I cannot get to sleep tonight.

I toss and turn and flop.

I try to count some fluffy sheep

while o'er a fence they hop.

I try to think of pleasant dreams

of places really cool.

I don't know why I cannot sleep -

I slept just fine at school.”

― Kathy Kenney-Marshall

 

“Put my head under my pillow, and let the quiet put things where they are supposed to be.”

― Stephen Chbosky, The Perks of Being a Wallflower

 

“Sleep that knits up the raveled sleave of care,

The death of each day's life, sore labor's bath,

Balm of hurt minds, great nature's second course,

Chief nourisher in life's feast.”

― William Shakespeare, Macbeth

 

“One of the Georges - I forget which - once said that a certain number of hours' sleep each night - I cannot recall at the moment how many - made a man something which for the time being has slipped my memory.”

― P.G. Wodehouse, Mike and Psmith

 

“Also, I could finally sleep. And this was the real gift, because when you cannot sleep, you cannot get yourself out of the ditch--there's not a chance.”

― Elizabeth Gilbert, Eat, Pray, Love

 

“He was afraid of touching his own wrist. He never attempted to sleep on his left side, even in those dismal hours of the night when the insomniac longs for a third side after trying the two he has.”

― Vladimir Nabokov, Pnin

 

“Sonnet LXXXI

And now you're mine. Rest with your dream in my dream.

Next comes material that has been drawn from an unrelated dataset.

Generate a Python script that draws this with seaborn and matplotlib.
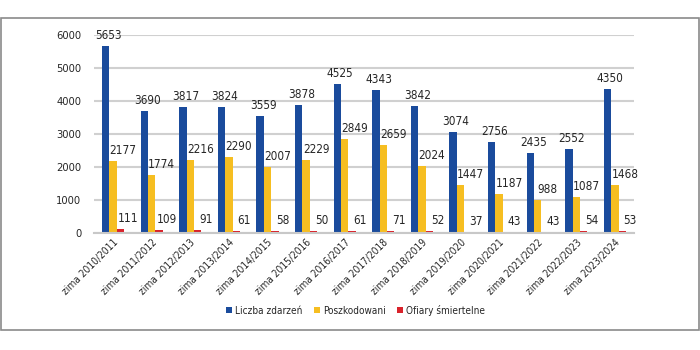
import pandas as pd
import matplotlib.pyplot as plt
import seaborn as sns
from matplotlib.patches import Rectangle

seasons = ['zima 2010/2011', 'zima 2011/2012', 'zima 2012/2013', 'zima 2013/2014',
           'zima 2014/2015', 'zima 2015/2016', 'zima 2016/2017', 'zima 2017/2018',
           'zima 2018/2019', 'zima 2019/2020', 'zima 2020/2021', 'zima 2021/2022',
           'zima 2022/2023', 'zima 2023/2024']
zdarzenia = [5653, 3690, 3817, 3824, 3559, 3878, 4525, 4343, 3842, 3074, 2756, 2435, 2552, 4350]
poszkodowani = [2177, 1774, 2216, 2290, 2007, 2229, 2849, 2659, 2024, 1447, 1187, 988, 1087, 1468]
ofiary = [111, 109, 91, 61, 58, 50, 61, 71, 52, 37, 43, 43, 54, 53]
series = ['Liczba zdarzeń', 'Poszkodowani', 'Ofiary śmiertelne']
colors = ['#1a4b9c', '#f6be21', '#d9232b']

df = pd.DataFrame({'sezon': seasons * 3,
                   'seria': [series[0]] * 14 + [series[1]] * 14 + [series[2]] * 14,
                   'wartosc': zdarzenia + poszkodowani + ofiary})

sns.set_style('white')
plt.rcParams['font.family'] = ['DejaVu Sans']
plt.rcParams['font.stretch'] = 'condensed'

fig = plt.figure(figsize=(7, 3.5), dpi=100)
ax = fig.add_axes([0.134, 0.334, 0.772, 0.566])
sns.barplot(data=df, x='sezon', y='wartosc', hue='seria', palette=colors,
            width=0.58, saturation=1, linewidth=0, ax=ax, legend=True)

# etykiety wartosci, lekko przesuniete w prawo jak w Excelu
shifts = [3, 10, 8]
for c, dx in zip(ax.containers, shifts):
    for bar in c:
        h = bar.get_height()
        ax.annotate('%d' % h, (bar.get_x() + bar.get_width() / 2, h),
                    xytext=(dx, 4), textcoords='offset pixels',
                    ha='center', va='bottom', fontsize=8.5)

ax.set_ylim(0, 6000)
ax.set_xlim(-0.5, 13.5)
ax.set_yticks(range(0, 6001, 1000))
ax.tick_params(axis='y', labelsize=8, pad=9, length=0)
ax.tick_params(axis='x', labelsize=7.3, length=0, pad=3)
plt.setp(ax.get_xticklabels(), rotation=45, ha='right', rotation_mode='anchor')
ax.set_xlabel('')
ax.set_ylabel('')
ax.yaxis.grid(True, color='#d0d0d0', linewidth=1.5)
ax.set_axisbelow(True)
for s in ['top', 'right', 'left']:
    ax.spines[s].set_visible(False)
ax.spines['bottom'].set_color('#c8c8c8')
ax.spines['bottom'].set_linewidth(1.5)

ax.legend(loc='center', bbox_to_anchor=(0.508, 0.114), bbox_transform=fig.transFigure,
          ncol=3, frameon=False, fontsize=7.2, handlelength=0.6, handleheight=0.6,
          handletextpad=0.25, columnspacing=1.2)

fig.patches.append(Rectangle((0.001, 0.057), 0.997, 0.892, transform=fig.transFigure,
                             fill=False, edgecolor='#8a8a8a', linewidth=1.2))

fig.savefig('out.png', dpi=100)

Love and pain and work should all sleep, now.

The night turns on its invisible wheels,

and you are pure beside me as a sleeping ember.

 

No one else, Love, will sleep in my dreams. You will go,

we will go together, over the waters of time.

No one else will travel through the shadows with me,

only you, evergreen, ever sun, ever moon.

 

Your hands have already opened their delicate fists

and let their soft drifting signs drop away;

your eyes closed like two gray wings, and I move

 

after, following the folding water you carry, that carries

me away. The night, the world, the wind spin out their destiny.

Without you, I am your dream, only that, and that is all.”

― Pablo Neruda

 

“If men only felt about death as they do about sleep, all terrors would cease. . . Men sleep contentedly, assured that they will wake the following morning. They should feel the same about their lives.”

― Richard Matheson, What Dreams May Come

 

“I had a dream about you last night... you were a giant slinky and I watched you fall down the stairs.”

― Amy Summers, I Had a Dream About You

 

“Alexander the Great slept with 'The Iliad' beneath his pillow. During the waning moon, I cradle Homer’s 'Odyssey' as if it were the sweet body of a woman.”